Para la época del centenario, la visión sobre Azurduy se deslizó a otro terreno. Nunca se dejó de destacar como una gran guerrera, pero este aspecto de su personalidad se nombra entonces casi como una curiosidad. En general, su heroísmo se entiende como un sacrificio, algo que se vio empujada a hacer por las circunstancias, debiendo alejarse de las comodidades que merecía por su sexo. Es por eso que en estos estudios aparece normalmente como un caso más entre las mujeres patricias que como ella se sacrificaron, no en el campo de batalla, sino bordando banderas o entregando sus joyas en nombre de la patria.
Los estudios más modernos, como ya quedó claro, tienden a centrarse en una visión más acabada y celebratoria de su identidad. Hija de un español y una mestiza, su sangre nativa la americaniza y le da especial relevancia. Juana no solo es una esposa, es una mujer, una madre, hermosa, rebelde e independiente, una compañera y no una subordinada de Padilla. Aunque muchas veces se emplea el mismo léxico que estaba presente en los textos del 1900, su condición de mujer ahora se revaloriza, y el “sacrificio” o alteración de su femineidad pasa a ser una razón de orgullo.
A pesar de esta divergencia de miradas, la verdadera Juana Azurduy se mantiene aún en las sombras. Sabemos tan poco de ella que ni siquiera estamos seguros de datos básicos de su biografía. Así sucede que muchos hablan de su juventud rebelde, de su crianza en el convento de Santa Teresa, lugar que ella detestaba y en el cual ella se la pasaba leyendo sobre santos guerreros, algo que mereció su expulsión.

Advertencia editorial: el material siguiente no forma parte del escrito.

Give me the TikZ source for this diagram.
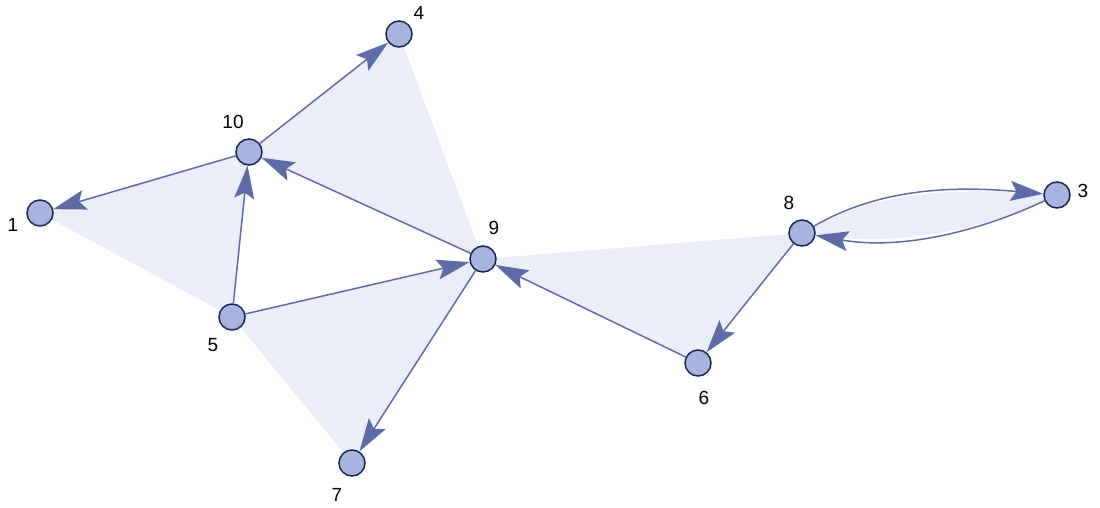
\documentclass[tikz,border=0pt]{standalone}
\usepackage{fontspec}
\setmainfont{Liberation Sans}
\usetikzlibrary{arrows.meta,backgrounds}
\definecolor{vfill}{HTML}{A8B4E0}
\definecolor{vline}{HTML}{1C2550}
\definecolor{elink}{HTML}{5D6CA6}
\definecolor{tint}{HTML}{EBEDF8}

\begin{document}
\begin{tikzpicture}[x=1pt,y=1pt,
  vertex/.style={circle,draw=vline,fill=vfill,line width=1.5pt,minimum size=26pt,inner sep=0pt},
  tag/.style={font=\fontsize{19}{21}\selectfont,inner sep=0pt},
  link/.style={draw=elink,line width=1.5pt,-{Stealth[length=33pt,width=20pt,inset=6pt,fill=elink]}},
  face/.style={fill=tint}]
 \useasboundingbox (0,0) rectangle (1100,-508);
 \node[vertex,label={[tag,shift={(-27,-12)}]center:1}] (v1) at (40,-213) {};
 \node[vertex,label={[tag,shift={(-16,30)}]center:10}] (v10) at (249,-152) {};
 \node[vertex,label={[tag,shift={(20,21)}]center:4}] (v4) at (399,-34) {};
 \node[vertex,label={[tag,shift={(11,31)}]center:9}] (v9) at (483,-259) {};
 \node[vertex,label={[tag,shift={(-19,-28)}]center:5}] (v5) at (232,-317) {};
 \node[vertex,label={[tag,shift={(-15,-32)}]center:7}] (v7) at (352,-463) {};
 \node[vertex,label={[tag,shift={(-13,30)}]center:8}] (v8) at (802,-233) {};
 \node[vertex,label={[tag,shift={(26,4)}]center:3}] (v3) at (1057,-195) {};
 \node[vertex,label={[tag,shift={(6,-35)}]center:6}] (v6) at (698,-363) {};
 % shaded faces
 \begin{scope}[on background layer]
  \fill[face] (v1.center) -- (v10.center) -- (v5.center) -- cycle;
  \fill[face] (v10.center) -- (v4.center) -- (v9.center) -- cycle;
  \fill[face] (v5.center) -- (v9.center) -- (v7.center) -- cycle;
  \fill[face] (v9.center) -- (v8.center) -- (v6.center) -- cycle;
  \fill[face] (v8.center) to[out=30,in=175,looseness=0.9] (v3.center) to[out=205,in=-10,looseness=0.9] (v8.center);
 \end{scope}
 \draw[link] (v10) -- (v1);
 \draw[link] (v10) -- (v4);
 \draw[link] (v5) -- (v10);
 \draw[link] (v9) -- (v10);
 \draw[link] (v5) -- (v9);
 \draw[link] (v9) -- (v7);
 \draw[link] (v6) -- (v9);
 \draw[link] (v8) -- (v6);
 \draw[link] (v8) to[out=30,in=175,looseness=0.9] (v3);
 \draw[link] (v3) to[out=205,in=-10,looseness=0.9] (v8);
\end{tikzpicture}
\end{document}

Según los documentos, sin embargo, ella nunca estuvo en ese convento ni en ningún otro.
También hay importantes divergencias, increíblemente, acerca de cuándo y donde nació. En el 2015, el historiador boliviano Norberto Benjamín Torres descubrió que el acta de bautismo de quien creíamos que era Juana Azurduy correspondía en verdad a una homónima, algo que salió a la luz al cotejarla con los datos de quien figura en el acta de matrimonio de Manuel Ascencio Padilla. La verdadera Juana se habría llamado Asurdui, como ella misma firmaba los documentos, y se calcula que nació el 26 de enero de 1780 en La Plata, hoy Sucre, o en Tarabuco, donde fue bautizada. No era la hija de un rico hacendado de la zona de Toroca, como se supuso hasta ahora, sino de Don Isidro Asurdui y Doña Juana Llanos, habitantes de la hacienda de Cachimayu.
Sin tener casi ninguna certeza de su vida, lo que si nos queda claro es que su muerte se produjo en un contexto de desidia total. Poco importó que fuera la viuda de un caudillo importante o que su actuación en el campo de batalla hubiera sido excepcional. Juana Azurduy pasó sus últimos años de vida en la pobreza absoluta, constantemente reclamando algún tipo de pensión que nunca llegó a los gobiernos boliviano y argentino. El 25 de mayo de 1862, cuando murió a los 82 años, fue enterrada sin honores en una fosa común en Sucre.